The embodiments of the invention in which an exclusive property or privilege is claimed are defined as follows:

1. A process for producing a non-blackened terephthalic acid from the corresponding tolualdehyde which comprises oxidizing the tolualdehyde with molecular oxygen or a molecular oxygen-containing gas in a liquid reaction system containing a lower aliphatic monocarboxylic acid as a solvent and heavy metal salt(s) containing at least one manganese salt and at least one bromine compound as a catalyst, characterized in that the water content in the reaction solution into which the tolualdehyde is introduced is maintained at less than 10%
by weight based on the combined weight of the solvent and water in the solution.

2. A process as claimed in claim 1 wherein the starting material is p-tolualdehyde obtained by reacting toluene with carbon monoxide in the presence of hydrogen fluoride and boron trifluoride as a catalyst.
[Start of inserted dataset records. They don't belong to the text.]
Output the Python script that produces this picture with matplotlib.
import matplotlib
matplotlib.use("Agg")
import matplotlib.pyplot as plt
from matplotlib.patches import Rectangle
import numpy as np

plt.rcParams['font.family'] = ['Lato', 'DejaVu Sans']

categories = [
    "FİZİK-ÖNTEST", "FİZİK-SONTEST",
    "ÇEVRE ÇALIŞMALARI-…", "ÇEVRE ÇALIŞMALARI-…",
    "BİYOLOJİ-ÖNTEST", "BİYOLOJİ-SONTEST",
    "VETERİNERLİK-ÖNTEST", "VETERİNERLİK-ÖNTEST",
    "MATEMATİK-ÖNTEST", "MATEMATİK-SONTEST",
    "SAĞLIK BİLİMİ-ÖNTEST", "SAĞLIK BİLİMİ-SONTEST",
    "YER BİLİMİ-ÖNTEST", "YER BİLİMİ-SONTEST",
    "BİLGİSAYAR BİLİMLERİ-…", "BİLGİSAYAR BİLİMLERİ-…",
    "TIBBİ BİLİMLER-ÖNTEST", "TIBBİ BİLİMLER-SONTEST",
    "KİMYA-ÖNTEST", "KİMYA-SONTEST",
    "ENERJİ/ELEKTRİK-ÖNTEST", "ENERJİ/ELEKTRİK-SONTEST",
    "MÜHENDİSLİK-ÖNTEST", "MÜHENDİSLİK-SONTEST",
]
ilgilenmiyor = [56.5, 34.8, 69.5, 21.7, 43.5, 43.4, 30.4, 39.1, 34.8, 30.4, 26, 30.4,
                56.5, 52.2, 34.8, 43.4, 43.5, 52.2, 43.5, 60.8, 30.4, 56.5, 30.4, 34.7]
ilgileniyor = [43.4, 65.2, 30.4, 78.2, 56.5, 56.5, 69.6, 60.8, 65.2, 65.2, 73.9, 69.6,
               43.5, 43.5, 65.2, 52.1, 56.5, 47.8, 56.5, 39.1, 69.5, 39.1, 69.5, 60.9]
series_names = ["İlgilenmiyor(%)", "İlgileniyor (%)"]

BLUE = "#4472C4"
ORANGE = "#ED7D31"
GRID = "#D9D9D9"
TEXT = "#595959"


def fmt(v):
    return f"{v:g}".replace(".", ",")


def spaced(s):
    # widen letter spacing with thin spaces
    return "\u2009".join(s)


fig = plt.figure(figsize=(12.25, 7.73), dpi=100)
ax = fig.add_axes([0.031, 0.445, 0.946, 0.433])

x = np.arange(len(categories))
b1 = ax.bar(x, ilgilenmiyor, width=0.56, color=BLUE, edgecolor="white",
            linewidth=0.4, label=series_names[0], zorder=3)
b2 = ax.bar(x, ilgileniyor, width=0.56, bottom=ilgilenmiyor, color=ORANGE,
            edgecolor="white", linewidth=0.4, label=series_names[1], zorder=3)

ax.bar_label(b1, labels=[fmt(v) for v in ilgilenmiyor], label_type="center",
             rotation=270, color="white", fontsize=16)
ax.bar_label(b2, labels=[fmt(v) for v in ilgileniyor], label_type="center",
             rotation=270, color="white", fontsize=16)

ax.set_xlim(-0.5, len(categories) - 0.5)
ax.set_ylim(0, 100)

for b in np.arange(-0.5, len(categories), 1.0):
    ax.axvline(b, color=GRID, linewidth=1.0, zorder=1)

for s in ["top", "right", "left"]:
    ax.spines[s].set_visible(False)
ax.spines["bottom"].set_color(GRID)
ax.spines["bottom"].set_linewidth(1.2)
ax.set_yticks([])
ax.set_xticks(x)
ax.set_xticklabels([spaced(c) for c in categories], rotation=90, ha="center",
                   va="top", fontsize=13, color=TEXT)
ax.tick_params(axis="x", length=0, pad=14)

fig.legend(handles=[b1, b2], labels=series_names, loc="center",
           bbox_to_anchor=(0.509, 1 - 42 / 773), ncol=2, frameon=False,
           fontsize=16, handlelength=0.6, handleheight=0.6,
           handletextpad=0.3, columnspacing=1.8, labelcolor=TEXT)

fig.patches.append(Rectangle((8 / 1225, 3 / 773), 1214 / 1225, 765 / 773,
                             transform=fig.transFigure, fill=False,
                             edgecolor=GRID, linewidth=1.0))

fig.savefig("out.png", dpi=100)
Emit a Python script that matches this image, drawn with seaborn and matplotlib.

3. A process as claimed in claim 1 wherein the oxidization reaction is carried out at a temperature ranging from about 120°C to about 240°C.

4. A process as claimed in claim 1 wherein the oxidization reaction is carried out at a pressure ranging from 1 to 50 atoms.

5. A process for producing a non-blackened terephthalic acid from the corresponding tolualdehyde which comprises oxidizing the tolualdehyde with molecular oxygen or a molecular oxygen-containing gas in a liquid phase by using a lower aliphatic monocarboxylic acid as a solvent, and at least

Claim 5 continued....

one cobalt salt, at least one manganese salt and at least one bromine compound as a catalyst characterized in that the water content in the reaction solution into which the tolualdehyde is introduced is maintained at less than 10%
by weight based on the combined weight of the solvent and water in the solution.

6. A process as claimed in claim 5 wherein the proportion of cobalt atoms in the reaction solution ranges from 0.01%
to 0.3% by weight based on the weight of the solvent.

7. A process as claimed in claim 5 wherein the starting material is p-tolualdehyde obtained by reacting toluene with carbon monoxide in the presence of hydrogen fluoride and boron trifluoride as a catalyst.

8. A process as claimed in claim 5 wherein the oxidization reaction is carried out at a temperature ranging from about 120°C to about 240°C.

9. A process as claimed in claim 5 wherein the oxidization reaction is carried out at a pressure ranging from 1 to 50 atoms.